Портниха (Богатикова) - страница 64

Идти действительно оказалось недалеко — через пять минут мы уже были на месте. Поднялись по широкой лестнице на второй этаж старого кирпичного дома. Дверь квартиры Конор открыл своим ключом.

В прихожей нас встретила миловидная пожилая женщина, пухленькая и с очень уставшим взглядом.

— Здравствуйте, — вежливо сказала она мне.

— Доброе утро, — ответила я.

— Тетя, это Алира. Она сошьет для мамы платье, — сразу объяснил Конор.

— Как здорово, — обрадовалась женщина, принимая у меня пальто, — проходите, пожалуйста.

Мы прошли вдоль длинного узкого коридора, а потом попали в просторную светлую комнату — чистую, хорошо проветренную, с большой кроватью у стены, на которой и лежала моя клиентка.

Мать Конора Руби оказалась невысокой очень худой женщиной с бледной желтоватой кожей и острыми чертами лица. Когда мы подошли к ней вплотную она открыла глаза и посмотрела прямо на меня. От ее взгляда по спине мгновенно побежали мурашки. Потому что этом взгляде не было ничего. Ни чувств, ни эмоций. Только тупая безысходность и равнодушие.

Я перешла на магическое зрение и глубоко вздохнула.

В нашем обществе принято сострадать людям, которые ухаживают за тяжелобольными родственниками. И правильно, ведь это требует большого количества физических и душевных сил — нужно реагировать на каждый вздох и стон, бегать по целителям и аптекам, нужно забыть о собственных желаниях и полностью посвятить себя данному человеку. Каждый день — это битва с болезнью и далеко не всегда эта битва бывает выигранной.

Однако мы часто упускаем из вида, что означенному родственнику все-таки приходится хуже. Особенно если он осознает, что стал для дорогих ему людей обузой. Госпожа Руби это осознавала.

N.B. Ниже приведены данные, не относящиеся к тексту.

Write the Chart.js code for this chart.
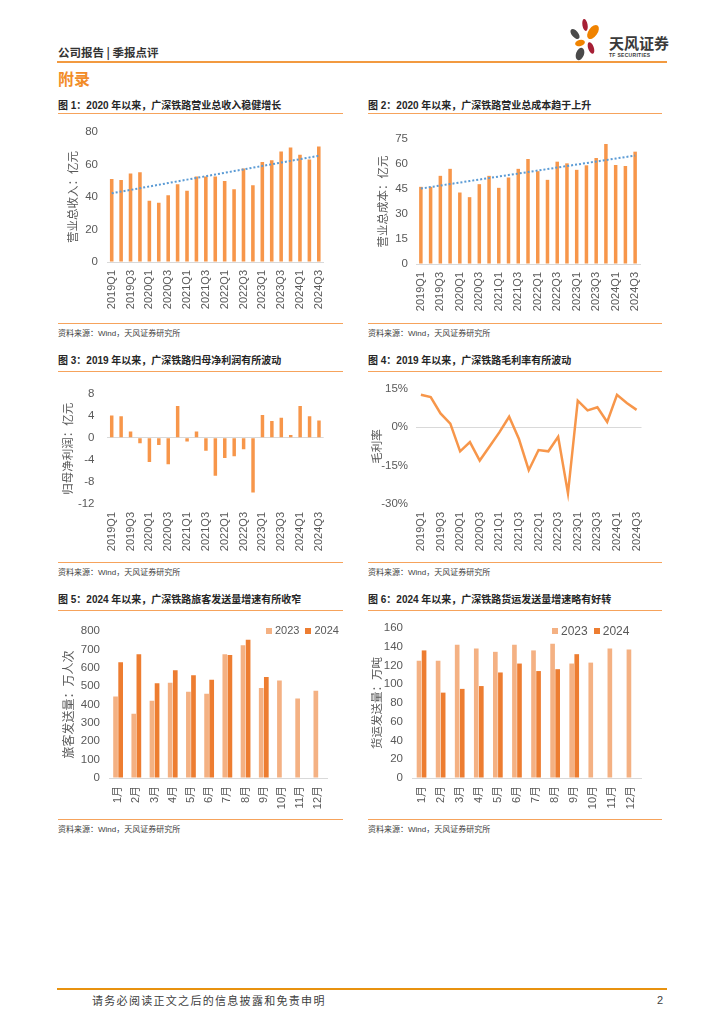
<!DOCTYPE html>
<html><head><meta charset="utf-8">
<script src="https://cdn.jsdelivr.net/npm/chart.js@4.4.1/dist/chart.umd.min.js"></script>
<style>
body{margin:0;background:#fff;width:724px;height:1024px;position:relative;overflow:hidden;font-family:'Liberation Sans','Noto Sans CJK SC',sans-serif;}
.t{position:absolute;white-space:nowrap;line-height:1;}
.ttl{position:absolute;white-space:nowrap;line-height:1;font-family:'Liberation Sans','Noto Sans CJK SC',sans-serif;font-weight:bold;font-size:10px;color:#262626;}
.hl{position:absolute;height:0;border-top:1.4px solid #F6A35C;}
.src{position:absolute;white-space:nowrap;line-height:1;font-family:'Liberation Sans','Noto Sans CJK SC',sans-serif;font-size:8px;color:#404040;}
canvas{position:absolute;}
.lg{position:absolute;display:flex;align-items:center;font-family:'Liberation Sans',sans-serif;color:#595959;line-height:1;}
.lg i{display:inline-block;width:6px;height:6px;margin-right:3px;}
.lg span{margin-right:6px;}
</style></head>
<body>
<!-- header -->
<div class="t" style="left:58px;top:47px;font-size:11.5px;font-weight:bold;color:#333;font-family:'Noto Sans CJK SC';">公司报告 | 季报点评</div>
<svg style="position:absolute;left:566px;top:18px;" width="40" height="44" viewBox="0 0 40 44">
  <ellipse cx="19" cy="7" rx="2.6" ry="6" fill="#A61F35" transform="rotate(-10 19 7)"/>
  <ellipse cx="9" cy="16" rx="3.2" ry="6" fill="#4A4A4A" transform="rotate(-40 9 16)"/>
  <ellipse cx="27" cy="14" rx="4.5" ry="8" fill="#F08300" transform="rotate(35 27 14)"/>
  <ellipse cx="14" cy="25" rx="5" ry="3" fill="#F08300" transform="rotate(-15 14 25)"/>
  <ellipse cx="25" cy="30" rx="2.8" ry="6" fill="#A61F35" transform="rotate(-20 25 30)"/>
  <ellipse cx="14" cy="36" rx="4" ry="6.5" fill="#4A4A4A" transform="rotate(20 14 36)"/>
</svg>
<div class="t" style="left:609px;top:35px;font-size:15px;font-weight:bold;color:#3a3a3a;font-family:'Noto Sans CJK SC';">天风证券</div>
<div class="t" style="left:609px;top:53px;font-size:5px;font-weight:bold;color:#3a3a3a;letter-spacing:0.3px;">TF SECURITIES</div>
<div style="position:absolute;left:57px;top:61px;width:610px;height:2px;background:#F29A40;"></div>
<div class="t" style="left:58px;top:70px;font-size:16px;font-weight:bold;color:#F28C28;font-family:'Noto Sans CJK SC';">附录</div>

<!-- row 1 -->
<div class="ttl" style="left:58px;top:101px;">图 1：2020 年以来，广深铁路营业总收入稳健增长</div>
<div class="ttl" style="left:368px;top:101px;">图 2：2020 年以来，广深铁路营业总成本趋于上升</div>
<div class="hl" style="left:58px;top:113px;width:285px;"></div>
<div class="hl" style="left:368px;top:113px;width:294px;"></div>
<div class="hl" style="left:58px;top:323px;width:285px;"></div>
<div class="hl" style="left:368px;top:323px;width:294px;"></div>
<div class="src" style="left:58px;top:330px;">资料来源：Wind，天风证券研究所</div>
<div class="src" style="left:368px;top:330px;">资料来源：Wind，天风证券研究所</div>

<!-- row 2 -->
<div class="ttl" style="left:58px;top:356px;">图 3：2019 年以来，广深铁路归母净利润有所波动</div>
<div class="ttl" style="left:368px;top:356px;">图 4：2019 年以来，广深铁路毛利率有所波动</div>
<div class="hl" style="left:58px;top:371px;width:285px;"></div>
<div class="hl" style="left:368px;top:371px;width:294px;"></div>
<div class="hl" style="left:58px;top:562px;width:285px;"></div>
<div class="hl" style="left:368px;top:562px;width:294px;"></div>
<div class="src" style="left:58px;top:569px;">资料来源：Wind，天风证券研究所</div>
<div class="src" style="left:368px;top:569px;">资料来源：Wind，天风证券研究所</div>

<!-- row 3 -->
<div class="ttl" style="left:58px;top:595px;">图 5：2024 年以来，广深铁路旅客发送量增速有所收窄</div>
<div class="ttl" style="left:368px;top:595px;">图 6：2024 年以来，广深铁路货运发送量增速略有好转</div>
<div class="hl" style="left:58px;top:610px;width:285px;"></div>
<div class="hl" style="left:368px;top:610px;width:294px;"></div>
<div class="hl" style="left:58px;top:819px;width:285px;"></div>
<div class="hl" style="left:368px;top:819px;width:294px;"></div>
<div class="src" style="left:58px;top:826px;">资料来源：Wind，天风证券研究所</div>
<div class="src" style="left:368px;top:826px;">资料来源：Wind，天风证券研究所</div>

<!-- footer -->
<div style="position:absolute;left:57px;top:988px;width:610px;height:2px;background:#E8920F;"></div>
<div class="t" style="left:92px;top:995px;font-size:11px;color:#404040;font-family:'Noto Sans CJK SC';letter-spacing:1.3px;">请务必阅读正文之后的信息披露和免责申明</div>
<div class="t" style="left:657px;top:995px;font-size:11px;color:#404040;">2</div>

<script>
// ---------------- data ----------------
const quarters = ['2019Q1','2019Q2','2019Q3','2019Q4','2020Q1','2020Q2','2020Q3','2020Q4','2021Q1','2021Q2','2021Q3','2021Q4','2022Q1','2022Q2','2022Q3','2022Q4','2023Q1','2023Q2','2023Q3','2023Q4','2024Q1','2024Q2','2024Q3'];
const revenue = [51.0,50.4,54.4,55.2,37.7,36.5,41.1,47.8,43.8,52.6,52.6,52.6,49.8,44.8,57.5,47.2,61.5,62.5,67.9,70.4,65.9,63.1,71.0];
const totalCost = [46.3,46.3,52.9,57.1,42.9,40.1,47.9,52.9,45.7,51.9,57.1,63.0,55.7,50.5,61.4,60.4,56.5,59.2,63.6,72.0,59.4,58.8,67.4];
const netProfit = [4.0,3.85,1.1,-1.0,-4.4,-1.35,-4.8,5.7,-0.7,1.1,-2.35,-6.9,-3.7,-3.35,-2.1,-9.9,4.1,3.0,3.6,0.5,5.7,3.85,3.1];
const grossMargin = [12.7,11.8,5.4,1.4,-9.4,-5.8,-13.0,-7.5,-2.0,4.1,-4.6,-16.8,-8.9,-9.4,-3.7,-25.8,10.4,6.6,7.8,2.1,12.7,9.5,6.8];
const months = ['1月','2月','3月','4月','5月','6月','7月','8月','9月','10月','11月','12月'];
const seriesNames = ['2023','2024'];
const passenger2023 = [444,350,421,519,470,459,673,722,490,530,432,475];
const passenger2024 = [630,673,515,586,559,535,670,753,550,null,null,null];
const freight2023 = [125,125,142,138,134.5,142,136,143,122,123,138,137];
const freight2024 = [136,91,95,98,112.5,122,114,116,132,null,null,null];

// ---------------- styles ----------------
const BAR = '#F7964A', C23 = '#F4B183', C24 = '#ED7D31', TREND = '#5B9BD5', AXIS = '#D9D9D9', TXT = '#595959';
const FONT = "'Liberation Sans','Noto Sans CJK SC',sans-serif";
Chart.defaults.font.family = FONT;
Chart.defaults.color = TXT;
Chart.defaults.animation = false;

function linearTrend(arr){
  const n = arr.length; let sx=0,sy=0,sxx=0,sxy=0;
  arr.forEach((y,i)=>{sx+=i;sy+=y;sxx+=i*i;sxy+=i*y;});
  const b = (n*sxy-sx*sy)/(n*sxx-sx*sx), a = (sy-b*sx)/n;
  return arr.map((_,i)=>a+b*i);
}

function canvasAt(left, top, w, h){
  const c = document.createElement('canvas');
  c.width = w; c.height = h;
  c.style.left = left+'px'; c.style.top = top+'px';
  c.style.width = w+'px'; c.style.height = h+'px';
  document.body.appendChild(c);
  return c;
}

// geometry: canvas box + desired plot box (page coordinates)
function build(g, type, labels, datasets, y, x){
  const c = canvasAt(g.cl, g.ct, g.cw, g.ch);
  const yW = g.pl - g.cl, xH = g.ct + g.ch - g.pb;
  new Chart(c, {
    type, data:{labels, datasets},
    options:{
      responsive:false, maintainAspectRatio:false,
      layout:{padding:{left:0, top:g.pt - g.ct, right:g.cl + g.cw - g.pr, bottom:0}},
      plugins:{legend:{display:false}, tooltip:{enabled:false}},
      scales:{
        x:{
          offset:true,
          grid:{display:false, drawTicks:false},
          border:{display:x.border, color:AXIS, width:1},
          ticks:{autoSkip:false, minRotation:90, maxRotation:90, padding:x.pad, font:{size:x.size, family:FONT}, color:TXT,
            callback:function(v,i){ return (x.every && i % x.every !== 0) ? '' : this.getLabelForValue(v); }},
          afterFit:(s)=>{ s.height = xH; }
        },
        y:{
          min:y.min, max:y.max,
          grid:{drawTicks:false, lineWidth:1, color:(ctx)=> (y.zero && ctx.tick && ctx.tick.value===0) ? AXIS : 'rgba(0,0,0,0)'},
          border:{display:false},
          ticks:{stepSize:y.step, padding:y.pad, font:{size:11.5, family:FONT}, color:TXT,
            callback:(v)=> y.fmt ? y.fmt(v) : v},
          title:{display:true, text:y.title, color:TXT, font:{size:y.tsize||11.5, family:"'Noto Sans CJK SC'"}, padding:{top:y.tpad, bottom:0}},
          afterFit:(s)=>{ s.width = yW; }
        }
      }
    }
  });
}

function legend(left, top, size, colors){
  const d = document.createElement('div');
  d.className = 'lg'; d.style.left = left+'px'; d.style.top = top+'px'; d.style.fontSize = size+'px';
  seriesNames.forEach((n,i)=>{
    const b = document.createElement('i'); b.style.background = colors[i];
    const s = document.createElement('span'); s.textContent = n;
    d.appendChild(b); d.appendChild(s);
  });
  document.body.appendChild(d);
}

const trendDs = (arr)=>({type:'line', data:linearTrend(arr), borderColor:TREND, borderWidth:2, borderDash:[2,2], pointRadius:0, fill:false, order:0});

// Chart 1
build({cl:57, ct:116, cw:285, ch:206, pl:107, pr:323.5, pt:130, pb:262}, 'bar', quarters,
  [trendDs(revenue), {data:revenue, backgroundColor:BAR, barPercentage:0.38, categoryPercentage:1, order:1}],
  {min:0, max:80, step:10, pad:9, title:'营业总收入：亿元', tpad:9},
  {border:true, pad:8, size:11, every:2});

// Chart 2
build({cl:367, ct:116, cw:297, ch:206, pl:416, pr:640, pt:139, pb:264}, 'bar', quarters,
  [trendDs(totalCost), {data:totalCost, backgroundColor:BAR, barPercentage:0.36, categoryPercentage:1, order:1}],
  {min:0, max:75, step:15, pad:8, title:'营业总成本：亿元', tpad:9},
  {border:true, pad:8, size:11, every:2});

// Chart 3
build({cl:57, ct:374, cw:285, ch:186, pl:107, pr:323.7, pt:385, pb:504}, 'bar', quarters,
  [{data:netProfit, backgroundColor:BAR, barPercentage:0.37, categoryPercentage:1}],
  {min:-12, max:8, step:4, pad:12.5, title:'归母净利润：亿元', tpad:4, zero:true},
  {border:false, pad:8, size:11, every:2});

// Chart 4
build({cl:367, ct:374, cw:297, ch:186, pl:416, pr:641.5, pt:388, pb:504}, 'line', quarters,
  [{data:grossMargin, borderColor:BAR, borderWidth:2.5, pointRadius:0, fill:false, tension:0, borderJoinStyle:'miter'}],
  {min:-30, max:15, step:15, pad:8, title:'毛利率', tpad:3, zero:true, fmt:(v)=>v+'%'},
  {border:false, pad:8, size:11, every:2});

// Chart 5
build({cl:57, ct:612, cw:285, ch:205, pl:109, pr:327.5, pt:631, pb:778}, 'bar', months,
  [{label:seriesNames[0], data:passenger2023, backgroundColor:C23, barPercentage:0.92, categoryPercentage:0.56},
   {label:seriesNames[1], data:passenger2024, backgroundColor:C24, barPercentage:0.92, categoryPercentage:0.56}],
  {min:0, max:800, step:100, pad:9, title:'旅客发送量：万人次', tpad:4, tsize:12},
  {border:true, pad:8, size:11, every:0});
legend(266, 625, 11, [C23, C24]);

// Chart 6
build({cl:367, ct:612, cw:297, ch:205, pl:412, pr:641, pt:625, pb:778}, 'bar', months,
  [{label:seriesNames[0], data:freight2023, backgroundColor:C23, barPercentage:0.92, categoryPercentage:0.53},
   {label:seriesNames[1], data:freight2024, backgroundColor:C24, barPercentage:0.92, categoryPercentage:0.53}],
  {min:0, max:160, step:20, pad:9, title:'货运发送量：万吨', tpad:3, tsize:11.5},
  {border:true, pad:8, size:11, every:0});
legend(552, 625, 12, [C23, C24]);
</script>
</body></html>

— Ида все слышит и понимает, — тихо сказала мне ее сестра. — Можете с ней поговорить. Правда, она ничего не сможет вам ответить.

Я кивнула, продолжая рассматривать клиентку, и то что видела меня совсем не радовало. Некоторое время назад эта женщина наверняка была веселой, живой, энергичной. Наверняка много работала, имела твердый характер. Теперь же передо мной лежало истерзанное физическими и душевными муками создание, которое хотело только одного — умереть. И судя по ее энергополотну это желание вот-вот должно было исполниться.

Рыхлые болезненно тонкие нити, черная гниль, которая захватила почти половину энерготкани… Жить ей осталось два-три месяца, не больше. И сделать с этим уже ничего нельзя.

Я отчетливо видела: Ида Руби долго сражалась со своим недугом. Ей, сильной и активной, без сомнения, было ужасно мерзко находиться в темнице собственного тела, которое вдруг перестало слушаться. И невероятно стыдно осознавать, что ее беспомощность прибавила забот сыну и сестре.